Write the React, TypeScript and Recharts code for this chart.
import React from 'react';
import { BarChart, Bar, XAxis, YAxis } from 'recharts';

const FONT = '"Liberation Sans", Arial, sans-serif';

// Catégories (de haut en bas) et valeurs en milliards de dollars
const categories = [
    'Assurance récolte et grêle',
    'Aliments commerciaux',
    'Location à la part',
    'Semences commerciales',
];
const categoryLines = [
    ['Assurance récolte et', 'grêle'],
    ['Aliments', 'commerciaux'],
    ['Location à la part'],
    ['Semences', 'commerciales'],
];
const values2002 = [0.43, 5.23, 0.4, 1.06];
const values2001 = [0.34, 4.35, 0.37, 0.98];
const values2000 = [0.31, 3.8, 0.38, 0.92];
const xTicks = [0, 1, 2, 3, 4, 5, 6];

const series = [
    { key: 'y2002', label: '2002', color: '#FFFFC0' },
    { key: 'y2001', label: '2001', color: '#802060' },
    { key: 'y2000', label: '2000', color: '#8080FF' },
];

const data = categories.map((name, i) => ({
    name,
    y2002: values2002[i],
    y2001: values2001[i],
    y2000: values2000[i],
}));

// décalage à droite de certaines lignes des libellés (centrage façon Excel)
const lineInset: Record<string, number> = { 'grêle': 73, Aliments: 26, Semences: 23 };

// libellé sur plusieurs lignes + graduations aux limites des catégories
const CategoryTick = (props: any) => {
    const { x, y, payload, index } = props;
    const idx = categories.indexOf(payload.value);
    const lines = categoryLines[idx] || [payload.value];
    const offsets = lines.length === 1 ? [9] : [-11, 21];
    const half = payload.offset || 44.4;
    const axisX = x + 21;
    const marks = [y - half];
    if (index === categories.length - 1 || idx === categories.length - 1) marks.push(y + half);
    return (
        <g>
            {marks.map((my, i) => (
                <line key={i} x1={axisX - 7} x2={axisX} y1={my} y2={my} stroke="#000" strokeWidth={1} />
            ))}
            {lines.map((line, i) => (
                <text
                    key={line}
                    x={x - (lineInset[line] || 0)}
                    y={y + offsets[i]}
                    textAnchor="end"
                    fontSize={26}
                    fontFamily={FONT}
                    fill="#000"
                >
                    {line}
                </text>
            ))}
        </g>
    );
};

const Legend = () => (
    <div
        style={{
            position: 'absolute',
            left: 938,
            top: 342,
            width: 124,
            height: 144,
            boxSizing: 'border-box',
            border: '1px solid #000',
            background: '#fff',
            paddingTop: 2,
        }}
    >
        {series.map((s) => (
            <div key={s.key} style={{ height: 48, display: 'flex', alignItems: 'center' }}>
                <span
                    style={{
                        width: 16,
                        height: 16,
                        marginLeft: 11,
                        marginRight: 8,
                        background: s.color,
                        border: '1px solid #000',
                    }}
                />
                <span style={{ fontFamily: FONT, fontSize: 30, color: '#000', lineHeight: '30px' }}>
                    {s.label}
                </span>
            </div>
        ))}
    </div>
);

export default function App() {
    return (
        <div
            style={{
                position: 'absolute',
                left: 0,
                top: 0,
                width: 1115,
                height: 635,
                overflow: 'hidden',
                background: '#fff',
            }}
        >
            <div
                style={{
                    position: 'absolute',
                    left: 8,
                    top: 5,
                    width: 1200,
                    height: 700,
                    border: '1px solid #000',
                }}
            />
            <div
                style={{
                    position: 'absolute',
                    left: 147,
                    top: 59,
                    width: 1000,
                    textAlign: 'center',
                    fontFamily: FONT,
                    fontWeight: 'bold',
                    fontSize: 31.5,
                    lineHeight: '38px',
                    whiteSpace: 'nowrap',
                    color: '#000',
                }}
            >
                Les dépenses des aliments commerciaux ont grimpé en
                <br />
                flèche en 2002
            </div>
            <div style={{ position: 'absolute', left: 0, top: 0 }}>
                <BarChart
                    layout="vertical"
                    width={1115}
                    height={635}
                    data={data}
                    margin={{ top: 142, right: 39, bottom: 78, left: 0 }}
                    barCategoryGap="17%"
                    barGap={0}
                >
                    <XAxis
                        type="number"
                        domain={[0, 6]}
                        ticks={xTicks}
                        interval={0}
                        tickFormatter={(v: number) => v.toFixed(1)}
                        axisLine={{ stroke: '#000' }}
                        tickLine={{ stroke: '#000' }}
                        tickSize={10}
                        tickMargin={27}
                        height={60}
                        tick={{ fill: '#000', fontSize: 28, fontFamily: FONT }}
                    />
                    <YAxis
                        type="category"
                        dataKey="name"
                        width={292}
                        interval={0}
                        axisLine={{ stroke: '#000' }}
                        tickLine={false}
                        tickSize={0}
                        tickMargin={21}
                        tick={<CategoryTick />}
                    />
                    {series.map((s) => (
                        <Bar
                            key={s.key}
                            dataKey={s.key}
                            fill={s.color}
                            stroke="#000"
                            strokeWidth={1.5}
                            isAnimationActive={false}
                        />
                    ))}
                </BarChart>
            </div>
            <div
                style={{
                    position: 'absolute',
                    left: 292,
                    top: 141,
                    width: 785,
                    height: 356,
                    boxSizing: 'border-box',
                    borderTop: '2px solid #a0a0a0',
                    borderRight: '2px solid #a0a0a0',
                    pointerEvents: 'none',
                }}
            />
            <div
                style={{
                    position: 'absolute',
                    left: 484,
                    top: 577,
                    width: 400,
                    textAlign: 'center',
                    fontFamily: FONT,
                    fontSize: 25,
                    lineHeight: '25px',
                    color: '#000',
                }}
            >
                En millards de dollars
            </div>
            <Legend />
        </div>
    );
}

-*-

• _Directions_: Please write out exactly the lines from the start of the data through the line that contains "const lineInset: Record<string, number>", both ends included, and nothing else.

• _Exercise response_:
Write the React, TypeScript and Recharts code for this chart.
import React from 'react';
import { BarChart, Bar, XAxis, YAxis } from 'recharts';

const FONT = '"Liberation Sans", Arial, sans-serif';

// Catégories (de haut en bas) et valeurs en milliards de dollars
const categories = [
    'Assurance récolte et grêle',
    'Aliments commerciaux',
    'Location à la part',
    'Semences commerciales',
];
const categoryLines = [
    ['Assurance récolte et', 'grêle'],
    ['Aliments', 'commerciaux'],
    ['Location à la part'],
    ['Semences', 'commerciales'],
];
const values2002 = [0.43, 5.23, 0.4, 1.06];
const values2001 = [0.34, 4.35, 0.37, 0.98];
const values2000 = [0.31, 3.8, 0.38, 0.92];
const xTicks = [0, 1, 2, 3, 4, 5, 6];

const series = [
    { key: 'y2002', label: '2002', color: '#FFFFC0' },
    { key: 'y2001', label: '2001', color: '#802060' },
    { key: 'y2000', label: '2000', color: '#8080FF' },
];

const data = categories.map((name, i) => ({
    name,
    y2002: values2002[i],
    y2001: values2001[i],
    y2000: values2000[i],
}));

// décalage à droite de certaines lignes des libellés (centrage façon Excel)
const lineInset: Record<string, number> = { 'grêle': 73, Aliments: 26, Semences: 23 };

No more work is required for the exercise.